:: Collected material ::

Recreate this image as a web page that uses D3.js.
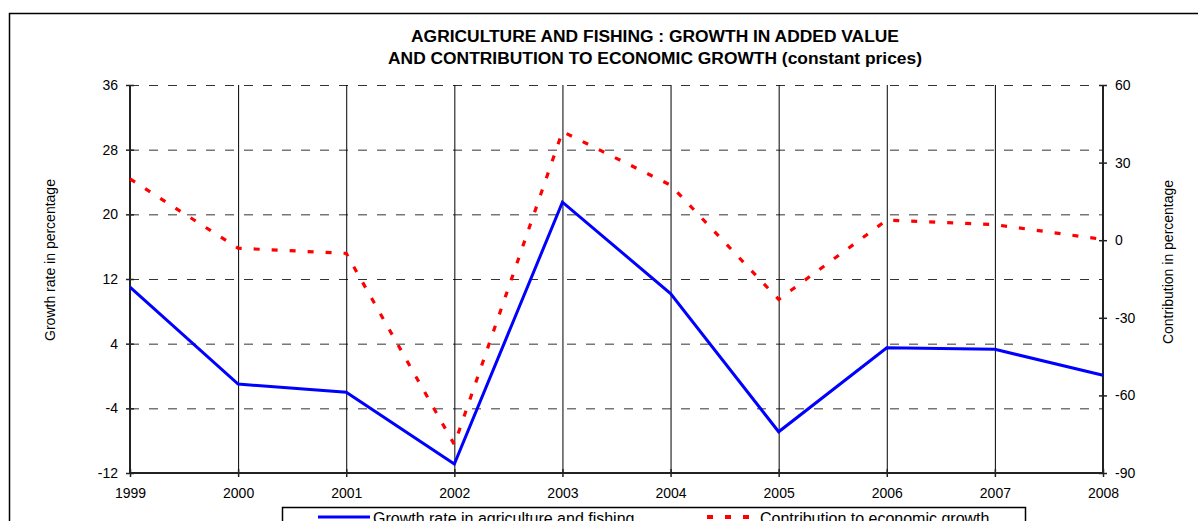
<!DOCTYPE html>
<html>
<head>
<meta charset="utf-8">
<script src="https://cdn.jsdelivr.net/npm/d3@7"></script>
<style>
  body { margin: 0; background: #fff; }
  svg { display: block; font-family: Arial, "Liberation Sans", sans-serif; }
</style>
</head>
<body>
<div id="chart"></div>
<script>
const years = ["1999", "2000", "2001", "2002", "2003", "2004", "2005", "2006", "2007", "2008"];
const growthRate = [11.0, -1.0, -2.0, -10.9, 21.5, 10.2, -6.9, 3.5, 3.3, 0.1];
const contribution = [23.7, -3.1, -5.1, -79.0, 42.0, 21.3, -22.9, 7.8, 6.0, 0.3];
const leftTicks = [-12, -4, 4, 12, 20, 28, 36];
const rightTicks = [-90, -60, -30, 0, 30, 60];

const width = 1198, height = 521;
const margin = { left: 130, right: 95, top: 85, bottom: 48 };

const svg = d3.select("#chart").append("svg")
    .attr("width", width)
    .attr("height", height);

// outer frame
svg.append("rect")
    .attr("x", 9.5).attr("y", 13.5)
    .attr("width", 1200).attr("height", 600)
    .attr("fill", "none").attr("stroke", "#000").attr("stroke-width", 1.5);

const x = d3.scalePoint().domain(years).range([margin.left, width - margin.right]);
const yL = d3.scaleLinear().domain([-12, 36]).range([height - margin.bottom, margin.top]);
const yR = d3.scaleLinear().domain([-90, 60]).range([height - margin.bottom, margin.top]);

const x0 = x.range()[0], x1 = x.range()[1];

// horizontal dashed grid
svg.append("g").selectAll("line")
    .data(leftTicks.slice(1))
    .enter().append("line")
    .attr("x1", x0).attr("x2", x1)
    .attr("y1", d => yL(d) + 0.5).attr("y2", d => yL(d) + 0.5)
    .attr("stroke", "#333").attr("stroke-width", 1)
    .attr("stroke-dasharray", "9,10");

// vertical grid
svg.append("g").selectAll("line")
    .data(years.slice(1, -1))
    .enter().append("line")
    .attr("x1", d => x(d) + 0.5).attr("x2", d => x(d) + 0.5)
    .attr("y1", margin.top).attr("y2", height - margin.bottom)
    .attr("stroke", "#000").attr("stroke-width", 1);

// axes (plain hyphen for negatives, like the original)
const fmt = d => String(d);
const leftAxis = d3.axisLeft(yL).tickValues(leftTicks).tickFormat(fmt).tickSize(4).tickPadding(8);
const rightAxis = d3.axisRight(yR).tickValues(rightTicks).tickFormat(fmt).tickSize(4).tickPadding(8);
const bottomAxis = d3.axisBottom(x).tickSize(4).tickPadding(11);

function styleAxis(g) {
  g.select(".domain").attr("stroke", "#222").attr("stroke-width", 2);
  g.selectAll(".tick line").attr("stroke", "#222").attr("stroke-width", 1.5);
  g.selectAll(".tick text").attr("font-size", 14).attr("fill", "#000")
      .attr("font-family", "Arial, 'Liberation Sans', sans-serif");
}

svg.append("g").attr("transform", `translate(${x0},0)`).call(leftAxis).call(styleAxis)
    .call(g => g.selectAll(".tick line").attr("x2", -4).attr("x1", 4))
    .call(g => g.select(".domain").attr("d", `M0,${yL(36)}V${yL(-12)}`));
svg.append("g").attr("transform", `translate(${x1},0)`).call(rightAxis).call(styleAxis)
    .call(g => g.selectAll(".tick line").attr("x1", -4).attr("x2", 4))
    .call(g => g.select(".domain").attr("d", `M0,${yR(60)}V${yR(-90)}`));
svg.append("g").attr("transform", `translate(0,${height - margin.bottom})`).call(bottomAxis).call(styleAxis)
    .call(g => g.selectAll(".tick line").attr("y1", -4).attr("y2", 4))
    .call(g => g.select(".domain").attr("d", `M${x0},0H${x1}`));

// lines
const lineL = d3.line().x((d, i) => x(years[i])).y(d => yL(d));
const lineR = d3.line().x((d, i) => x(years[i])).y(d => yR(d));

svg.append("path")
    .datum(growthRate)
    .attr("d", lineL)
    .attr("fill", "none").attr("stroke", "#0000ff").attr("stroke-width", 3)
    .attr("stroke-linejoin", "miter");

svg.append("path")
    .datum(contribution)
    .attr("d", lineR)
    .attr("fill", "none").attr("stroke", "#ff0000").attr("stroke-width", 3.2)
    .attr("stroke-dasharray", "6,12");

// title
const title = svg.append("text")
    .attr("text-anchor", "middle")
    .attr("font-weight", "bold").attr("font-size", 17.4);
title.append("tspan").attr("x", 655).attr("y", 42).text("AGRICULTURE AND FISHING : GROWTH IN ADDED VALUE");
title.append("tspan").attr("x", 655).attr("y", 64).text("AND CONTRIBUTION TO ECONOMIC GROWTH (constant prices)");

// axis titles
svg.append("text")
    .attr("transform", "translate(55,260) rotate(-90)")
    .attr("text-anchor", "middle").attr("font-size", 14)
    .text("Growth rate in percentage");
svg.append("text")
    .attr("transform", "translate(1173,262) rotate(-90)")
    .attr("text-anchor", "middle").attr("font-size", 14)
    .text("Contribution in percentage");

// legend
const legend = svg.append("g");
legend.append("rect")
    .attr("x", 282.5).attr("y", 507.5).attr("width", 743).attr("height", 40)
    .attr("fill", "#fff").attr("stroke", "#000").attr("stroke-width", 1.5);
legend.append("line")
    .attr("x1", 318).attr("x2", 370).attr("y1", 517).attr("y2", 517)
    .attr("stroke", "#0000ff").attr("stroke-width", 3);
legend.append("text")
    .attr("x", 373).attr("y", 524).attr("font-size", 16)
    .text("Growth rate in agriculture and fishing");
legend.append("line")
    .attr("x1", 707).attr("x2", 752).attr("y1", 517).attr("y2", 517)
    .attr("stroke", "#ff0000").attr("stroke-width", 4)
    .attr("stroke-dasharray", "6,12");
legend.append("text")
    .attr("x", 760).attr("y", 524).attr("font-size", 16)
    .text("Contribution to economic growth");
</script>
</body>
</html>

:::

Pictures are excluded; extract exactly the lines from the start of the data through the line that holds "85, bottom: 48", both ends included.

Recreate this image as a web page that uses D3.js.
<!DOCTYPE html>
<html>
<head>
<meta charset="utf-8">
<script src="https://cdn.jsdelivr.net/npm/d3@7"></script>
<style>
  body { margin: 0; background: #fff; }
  svg { display: block; font-family: Arial, "Liberation Sans", sans-serif; }
</style>
</head>
<body>
<div id="chart"></div>
<script>
const years = ["1999", "2000", "2001", "2002", "2003", "2004", "2005", "2006", "2007", "2008"];
const growthRate = [11.0, -1.0, -2.0, -10.9, 21.5, 10.2, -6.9, 3.5, 3.3, 0.1];
const contribution = [23.7, -3.1, -5.1, -79.0, 42.0, 21.3, -22.9, 7.8, 6.0, 0.3];
const leftTicks = [-12, -4, 4, 12, 20, 28, 36];
const rightTicks = [-90, -60, -30, 0, 30, 60];

const width = 1198, height = 521;
const margin = { left: 130, right: 95, top: 85, bottom: 48 };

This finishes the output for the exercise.